When I get to work, I’ll see what Airbus and Douglas did, but I can’t imagine it’s much different.
On the MD-11 both the suitcase handles and the trim switches on the control wheel go to the same primary trim control valves. The suitcase handles are just a mechanical backup in case of an electric or electronic failure. I've never tried to override the solenoids with the suitcase handles, but from looking at the schematic it appears the mechanical controls should be able to override the electronic controls. So in case of a runaway due to a fault in the electronic controls all you can do is move the suitcase handles the other way or split them to stop the uncommanded trim and then open the circuit breaker hoping the manual trim switches caused the runaway and not the automatic trim, as the automatic trim signals come directly from the Flight Control Computers without a circuit breaker or cutout switch in between.

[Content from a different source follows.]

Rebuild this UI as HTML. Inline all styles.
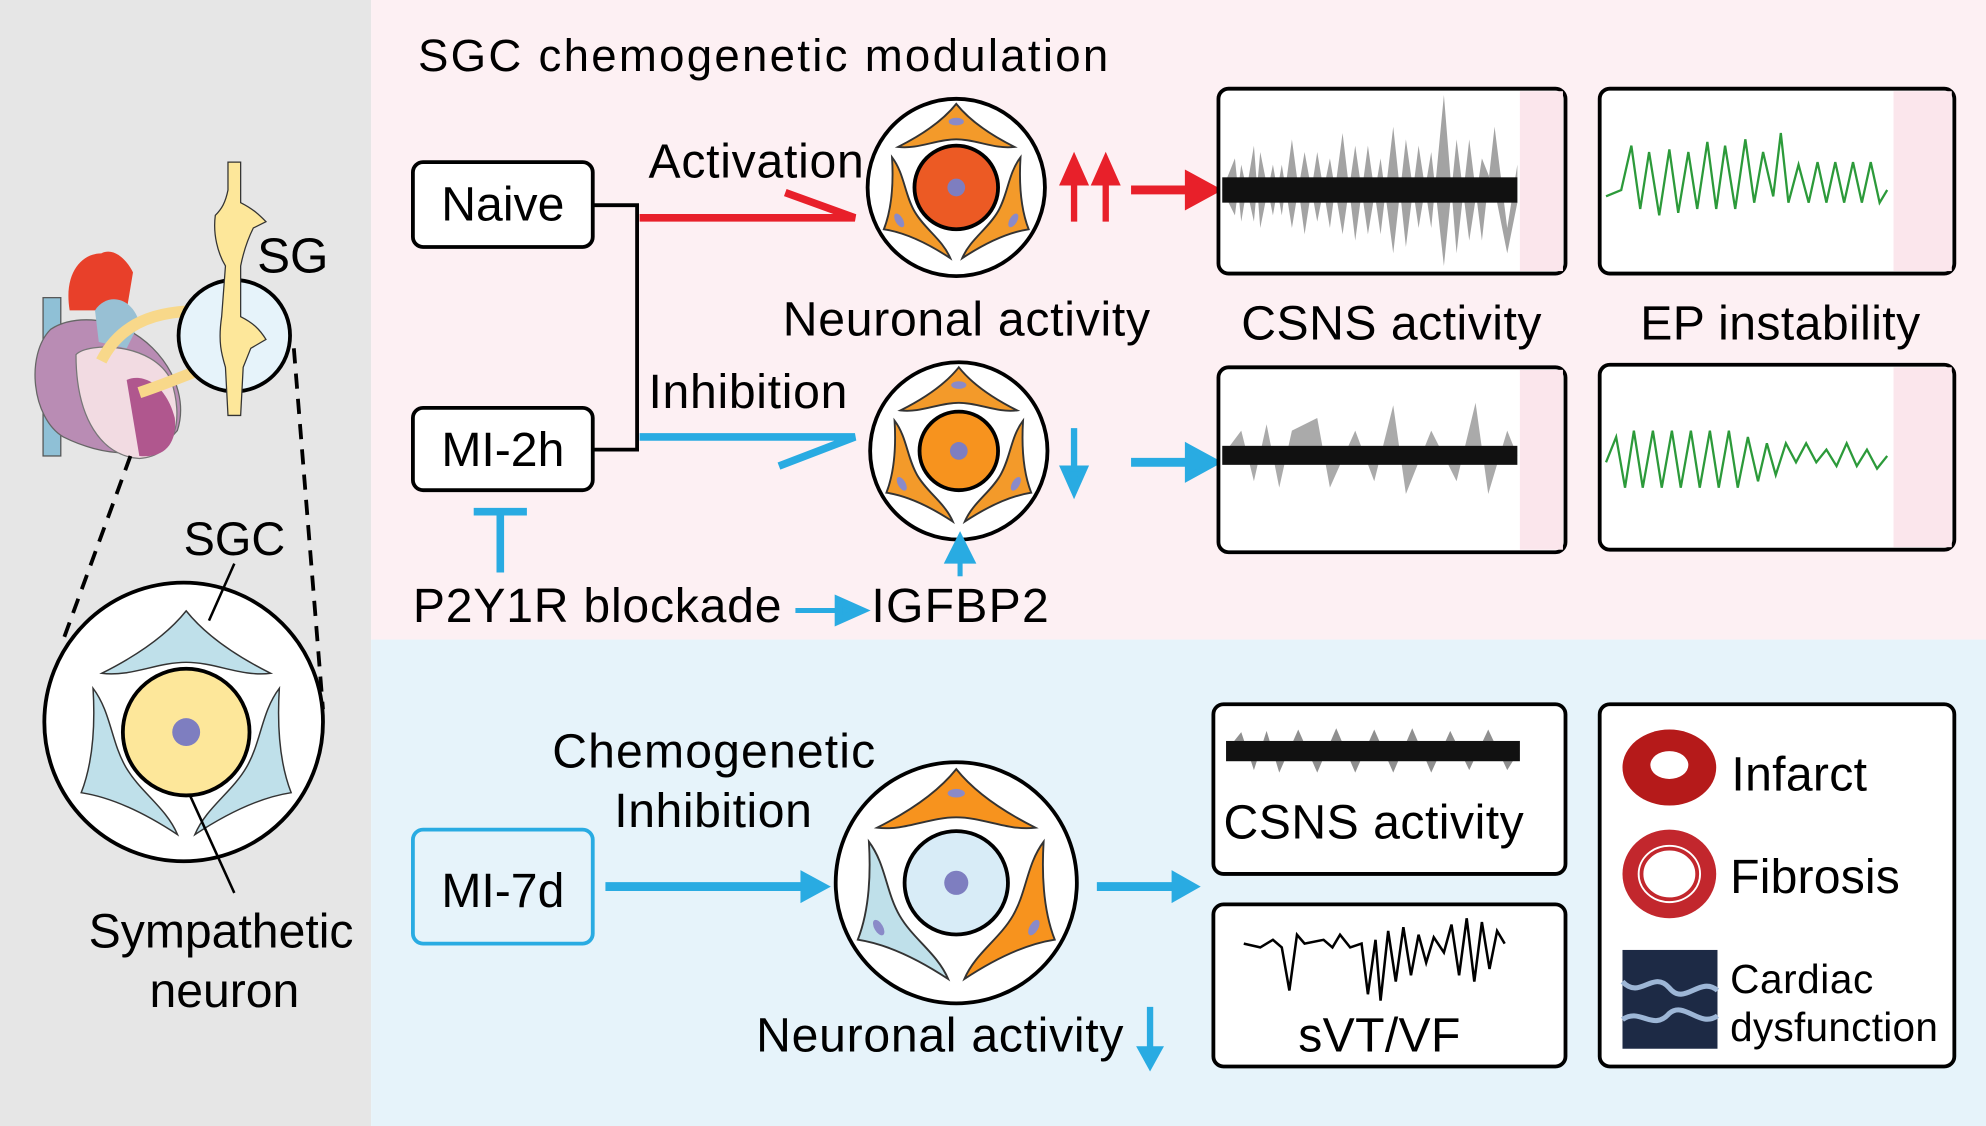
<!DOCTYPE html>
<html><head><style>
html,body{margin:0;padding:0;width:1986px;height:1126px;overflow:hidden;background:#fff}
svg{display:block}
text{font-family:"Liberation Sans",Arial,sans-serif;fill:#000}
</style></head><body>
<svg width="1986" height="1126" viewBox="0 0 1568 889" xmlns="http://www.w3.org/2000/svg">
<defs>
<path id="sp" d="M0,-66 C-8,-56 -22,-44 -46,-32 C-30,-30 -16,-38 0,-38 C16,-38 30,-30 46,-32 C22,-44 8,-56 0,-66Z"/>
<g id="cellO">
<circle r="70" fill="#fff" stroke="#000" stroke-width="3"/>
<g fill="#f39a2a" stroke="#333" stroke-width="1.5">
<use href="#sp"/><use href="#sp" transform="rotate(120)"/><use href="#sp" transform="rotate(240)"/>
</g>
<g fill="#8a8ac8"><ellipse cx="0" cy="-52" rx="6" ry="3"/><ellipse transform="rotate(120)" cx="0" cy="-52" rx="6" ry="3"/><ellipse transform="rotate(240)" cx="0" cy="-52" rx="6" ry="3"/></g>
</g>
</defs>

<rect x="0" y="0" width="293" height="889" fill="#e6e6e6"/>
<rect x="293" y="0" width="1275" height="505" fill="#fdf0f3"/>
<rect x="293" y="505" width="1275" height="384" fill="#e6f3fa"/>

<!-- left panel -->
<g>
<rect x="34" y="235" width="14" height="125" fill="#8fc0d6" stroke="#555"/>
<path d="M55,245 C50,215 65,200 80,200 C90,195 100,205 105,215 L100,245 Z" fill="#e8402a"/>
<path d="M40,260 C20,280 25,330 50,345 C80,360 120,365 140,340 C150,310 130,275 100,260 C80,250 55,250 40,260Z" fill="#b98cb4" stroke="#666"/>
<path d="M60,280 C70,270 120,270 135,300 C145,330 140,360 110,362 C80,360 60,330 60,280Z" fill="#f2dbe2" stroke="#777"/>
<path d="M100,300 C110,295 130,300 138,330 C140,350 130,362 110,360 Z" fill="#b0578e"/>
<path d="M75,245 C85,230 105,235 110,255 L100,275 L78,270Z" fill="#98c0d4"/>
<path d="M80,285 C100,245 140,245 175,245" stroke="#f8d88a" stroke-width="9" fill="none"/>
<path d="M110,310 C140,300 160,290 178,285" stroke="#f8d88a" stroke-width="9" fill="none"/>
<circle cx="185" cy="265" r="44" fill="#e6f3fa" stroke="#000" stroke-width="3"/>
<path d="M180,128 L190,128 L190,160 C200,165 205,170 210,175 L200,180 C195,190 192,200 190,210 L190,250 C200,255 205,260 210,268 L198,275 L192,290 L190,328 L180,328 L178,290 C175,280 172,270 175,250 L178,210 C172,200 168,185 170,170 C175,165 178,160 180,150Z" fill="#fde79a" stroke="#333" stroke-width="1"/>
<text x="203" y="215" font-size="39">SG</text>
<line x1="103" y1="360" x2="50" y2="505" stroke="#000" stroke-width="3" stroke-dasharray="12,8"/>
<line x1="232" y1="275" x2="255" y2="560" stroke="#000" stroke-width="3" stroke-dasharray="12,8"/>
<text x="145" y="438" font-size="37">SGC</text>
<circle cx="145" cy="570" r="110" fill="#fff" stroke="#000" stroke-width="3"/>
<g transform="translate(147,578) scale(1.45)" fill="#bfe0ea" stroke="#333" stroke-width="0.8">
<use href="#sp"/><use href="#sp" transform="rotate(120)"/><use href="#sp" transform="rotate(240)"/>
</g>
<circle cx="147" cy="578" r="50" fill="#fde79a" stroke="#000" stroke-width="3"/>
<circle cx="147" cy="578" r="11" fill="#7e7ec0"/>
<line x1="165" y1="490" x2="185" y2="445" stroke="#000" stroke-width="2"/>
<line x1="150" y1="628" x2="185" y2="705" stroke="#000" stroke-width="2"/>
<text x="70" y="748" font-size="38">Sympathetic</text>
<text x="118" y="795" font-size="38">neuron</text>
</g>

<!-- top -->
<text x="330" y="56" font-size="36" textLength="545">SGC chemogenetic modulation</text>
<rect x="326" y="128" width="142" height="67" rx="8" fill="#fff" stroke="#000" stroke-width="3"/>
<text x="397" y="174" font-size="38" text-anchor="middle">Naive</text>
<rect x="326" y="322" width="142" height="65" rx="8" fill="#fff" stroke="#000" stroke-width="3"/>
<text x="397" y="368" font-size="38" text-anchor="middle">MI-2h</text>
<polyline points="468,162 503,162 503,355 468,355" fill="none" stroke="#000" stroke-width="3"/>
<path d="M505,172 L675,172 L620,152" fill="none" stroke="#e8202a" stroke-width="6"/>
<path d="M505,345 L675,345 L615,368" fill="none" stroke="#29abe2" stroke-width="6"/>
<text x="512" y="140" font-size="38" textLength="170">Activation</text>
<text x="512" y="322" font-size="38" textLength="157">Inhibition</text>

<use href="#cellO" x="755" y="148"/>
<circle cx="755" cy="148" r="33" fill="#ec5a24" stroke="#000" stroke-width="3"/><circle cx="755" cy="148" r="7" fill="#7e7ec0"/>
<use href="#cellO" x="757" y="356"/>
<circle cx="757" cy="356" r="31" fill="#f7931e" stroke="#000" stroke-width="3"/><circle cx="757" cy="356" r="7" fill="#7e7ec0"/>
<text x="618" y="265" font-size="38" textLength="290">Neuronal activity</text>

<g stroke="#e8202a" stroke-width="5" fill="#e8202a">
<line x1="848" y1="175" x2="848" y2="140"/><path d="M840,144 L848,126 L856,144Z"/>
<line x1="873" y1="175" x2="873" y2="140"/><path d="M865,144 L873,126 L881,144Z"/>
<line x1="893" y1="150" x2="940" y2="150" stroke-width="7"/><path d="M938,138 L960,150 L938,162Z"/>
<line x1="1218" y1="172" x2="1218" y2="140" stroke-width="6"/><path d="M1206,142 L1218,120 L1230,142Z"/>
<line x1="1518" y1="175" x2="1518" y2="145" stroke-width="6"/><path d="M1506,147 L1518,125 L1530,147Z"/>
</g>

<rect x="962" y="70" width="274" height="146" rx="8" fill="#fff" stroke="#000" stroke-width="3"/>
<rect x="1200" y="72" width="34" height="142" fill="#fbe6ec"/>
<path d="M965,150 L975,125 980,175 990,115 995,180 1005,130 1012,170 1020,110 1030,185 1040,120 1050,180 1060,105 1070,190 1080,115 1090,185 1100,100 1110,195 1120,115 1130,180 1140,75 1150,200 1160,110 1170,190 1180,100 1190,180 1198,130 1198,160 1190,200 1180,150 1170,125 1160,190 1150,110 1140,210 1130,120 1120,180 1110,110 1100,200 1090,125 1080,185 1070,115 1060,185 1050,125 1040,175 1030,120 1020,180 1012,130 1005,170 995,120 990,175 980,130 975,170 965,150Z" fill="#666" opacity="0.6"/>
<rect x="965" y="140" width="233" height="20" fill="#111"/>
<rect x="1263" y="70" width="280" height="146" rx="8" fill="#fff" stroke="#000" stroke-width="3"/>
<rect x="1495" y="72" width="46" height="142" fill="#fbe6ec"/>
<polyline points="1268,155 1280,150 1288,115 1295,165 1302,120 1310,170 1318,118 1325,168 1333,120 1340,165 1348,112 1355,165 1362,115 1370,165 1378,110 1385,160 1392,120 1400,155 1406,105 1412,160 1420,130 1428,160 1435,128 1442,160 1449,128 1456,160 1463,128 1470,160 1477,128 1484,160 1490,150" fill="none" stroke="#2c9a3a" stroke-width="1.8"/>
<text x="980" y="268" font-size="38" textLength="237">CSNS activity</text>
<text x="1295" y="268" font-size="38" textLength="221">EP instability</text>

<g stroke="#29abe2" stroke-width="5" fill="#29abe2">
<line x1="848" y1="338" x2="848" y2="372"/><path d="M840,370 L848,388 L856,370Z"/>
<line x1="893" y1="365" x2="940" y2="365" stroke-width="7"/><path d="M938,353 L960,365 L938,377Z"/>
<line x1="1218" y1="340" x2="1218" y2="370" stroke-width="6"/><path d="M1206,368 L1218,390 L1230,368Z"/>
<line x1="1518" y1="340" x2="1518" y2="370" stroke-width="6"/><path d="M1506,368 L1518,390 L1530,368Z"/>
</g>
<rect x="962" y="290" width="274" height="146" rx="8" fill="#fff" stroke="#000" stroke-width="3"/>
<rect x="1200" y="292" width="34" height="142" fill="#fbe6ec"/>
<path d="M965,360 L980,340 990,380 1000,335 1010,385 1020,340 1040,330 1050,385 1070,340 1085,380 1100,320 1110,390 1130,340 1150,380 1165,318 1175,390 1190,340 1198,360 Z" fill="#555" opacity="0.5"/>
<rect x="965" y="352" width="233" height="15" fill="#111"/>
<rect x="1263" y="288" width="280" height="146" rx="8" fill="#fff" stroke="#000" stroke-width="3"/>
<rect x="1495" y="290" width="46" height="142" fill="#fbe6ec"/>
<polyline points="1268,365 1276,345 1283,385 1290,340 1297,385 1305,340 1312,385 1320,340 1327,385 1335,340 1342,385 1350,340 1357,385 1365,340 1372,385 1380,345 1388,380 1395,350 1402,375 1410,350 1418,365 1426,350 1434,365 1442,355 1450,368 1458,350 1466,368 1474,355 1482,370 1490,360" fill="none" stroke="#2c9a3a" stroke-width="1.8"/>

<g stroke="#29abe2" stroke-width="6" fill="#29abe2">
<line x1="395" y1="405" x2="395" y2="452"/><line x1="374" y1="404" x2="416" y2="404"/>
<line x1="628" y1="482" x2="665" y2="482" stroke-width="4"/><path d="M662,474 L680,482 L662,490Z"/>
<line x1="758" y1="455" x2="758" y2="440" stroke-width="4"/><path d="M750,442 L758,426 L766,442Z"/>
</g>
<text x="326" y="491" font-size="38" textLength="291">P2Y1R blockade</text>
<text x="688" y="491" font-size="38" textLength="140">IGFBP2</text>

<!-- bottom -->
<text x="436" y="606" font-size="38" textLength="255">Chemogenetic</text>
<text x="485" y="653" font-size="38" textLength="156">Inhibition</text>
<rect x="326" y="655" width="142" height="90" rx="8" fill="#e6f3fa" stroke="#29abe2" stroke-width="3"/>
<text x="397" y="716" font-size="38" text-anchor="middle">MI-7d</text>
<g stroke="#29abe2" stroke-width="7" fill="#29abe2">
<line x1="478" y1="700" x2="635" y2="700"/><path d="M632,687 L656,700 L632,713Z" stroke="none"/>
<line x1="866" y1="700" x2="928" y2="700"/><path d="M925,687 L948,700 L925,713Z" stroke="none"/>
<line x1="908" y1="795" x2="908" y2="830" stroke-width="5"/><path d="M897,826 L908,846 L919,826Z" stroke="none"/>
<line x1="1218" y1="600" x2="1218" y2="635" stroke-width="5"/><path d="M1207,632 L1218,652 L1229,632Z" stroke="none"/>
<line x1="1218" y1="755" x2="1218" y2="790" stroke-width="5"/><path d="M1207,787 L1218,807 L1229,787Z" stroke="none"/>
<line x1="1518" y1="588" x2="1518" y2="620" stroke-width="5"/><path d="M1507,617 L1518,637 L1529,617Z" stroke="none"/>
<line x1="1518" y1="670" x2="1518" y2="702" stroke-width="5"/><path d="M1507,699 L1518,719 L1529,699Z" stroke="none"/>
<line x1="1518" y1="745" x2="1518" y2="777" stroke-width="5"/><path d="M1507,774 L1518,794 L1529,774Z" stroke="none"/>
</g>
<g transform="translate(755,697) scale(1.36)">
<circle r="70" fill="#fff" stroke="#000" stroke-width="2.2"/>
<g stroke="#333" stroke-width="1.1">
<use href="#sp" fill="#f7931e"/>
<use href="#sp" fill="#f7931e" transform="rotate(120)"/>
<use href="#sp" fill="#bfe0ea" transform="rotate(240)"/>
</g>
<g fill="#8a8ac8"><ellipse cx="0" cy="-52" rx="5" ry="2.5"/><ellipse transform="rotate(120)" cx="0" cy="-52" rx="5" ry="2.5"/><ellipse transform="rotate(240)" cx="0" cy="-52" rx="5" ry="2.5"/></g>
<circle r="30" fill="#d8ecf7" stroke="#000" stroke-width="2.2"/><circle r="7" fill="#7e7ec0"/>
</g>
<text x="597" y="830" font-size="38" textLength="290">Neuronal activity</text>

<rect x="958" y="556" width="278" height="134" rx="8" fill="#fff" stroke="#000" stroke-width="3"/>
<path d="M968,593 L980,578 990,608 1000,577 1010,610 1025,576 1040,610 1055,575 1070,610 1085,576 1100,610 1115,575 1130,610 1145,577 1160,608 1175,576 1190,608 1200,592 Z" fill="#444" opacity="0.6"/>
<rect x="968" y="585" width="232" height="16" fill="#111"/>
<text x="966" y="662" font-size="38" textLength="237">CSNS activity</text>
<rect x="958" y="714" width="278" height="128" rx="8" fill="#fff" stroke="#000" stroke-width="3"/>
<polyline points="982,745 995,748 1005,742 1012,748 1018,782 1024,738 1030,745 1045,742 1052,748 1058,738 1066,748 1075,745 1080,785 1086,742 1090,790 1096,735 1102,775 1108,732 1114,770 1120,738 1126,760 1132,740 1140,752 1146,730 1152,770 1158,725 1164,775 1170,728 1176,765 1182,735 1188,745" fill="none" stroke="#000" stroke-width="2"/>
<text x="1025" y="830" font-size="38" textLength="128">sVT/VF</text>

<rect x="1263" y="556" width="280" height="286" rx="8" fill="#fff" stroke="#000" stroke-width="3"/>
<ellipse cx="1318" cy="606" rx="37" ry="30" fill="#b51a1a"/>
<ellipse cx="1318" cy="604" rx="15" ry="11" fill="#fff"/>
<ellipse cx="1318" cy="690" rx="37" ry="35" fill="#c2272d"/>
<ellipse cx="1318" cy="690" rx="25" ry="23" fill="#fff"/>
<ellipse cx="1318" cy="690" rx="22" ry="20" fill="none" stroke="#c2272d" stroke-width="3"/>
<rect x="1281" y="750" width="75" height="78" fill="#1d2a45"/>
<path d="M1281,775 C1295,790 1305,765 1318,780 C1330,795 1342,770 1356,782" stroke="#9db6d6" stroke-width="4" fill="none"/>
<path d="M1281,805 C1295,795 1305,815 1318,800 C1330,790 1342,812 1356,802" stroke="#9db6d6" stroke-width="4" fill="none"/>
<text x="1367" y="624" font-size="38" textLength="107">Infarct</text>
<text x="1366" y="705" font-size="38" textLength="134">Fibrosis</text>
<text x="1366" y="784" font-size="32" textLength="113">Cardiac</text>
<text x="1366" y="822" font-size="32" textLength="164">dysfunction</text>
</svg>
</body></html>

There's no backup in case of a hydraulic failure, so a scenario where you're left with no flight controls but stabilizer trim cannot exist (at least I can't think of one).
This system looks pretty unsafe from just looking at the schematics, with no backup in case of a hydraulic failure and no way to inhibit automatic trim... clearly designed in another time. But still, I've not heard of a DC-10 or MD-11 accident due to stabilizer runaway. Anyone?
I would be interested in a pilots perspective and what the actual procedures are in case of a stabilizer runaway on the MD-11 or DC-10. At the moment all I can do is look at the schematics and system descriptions.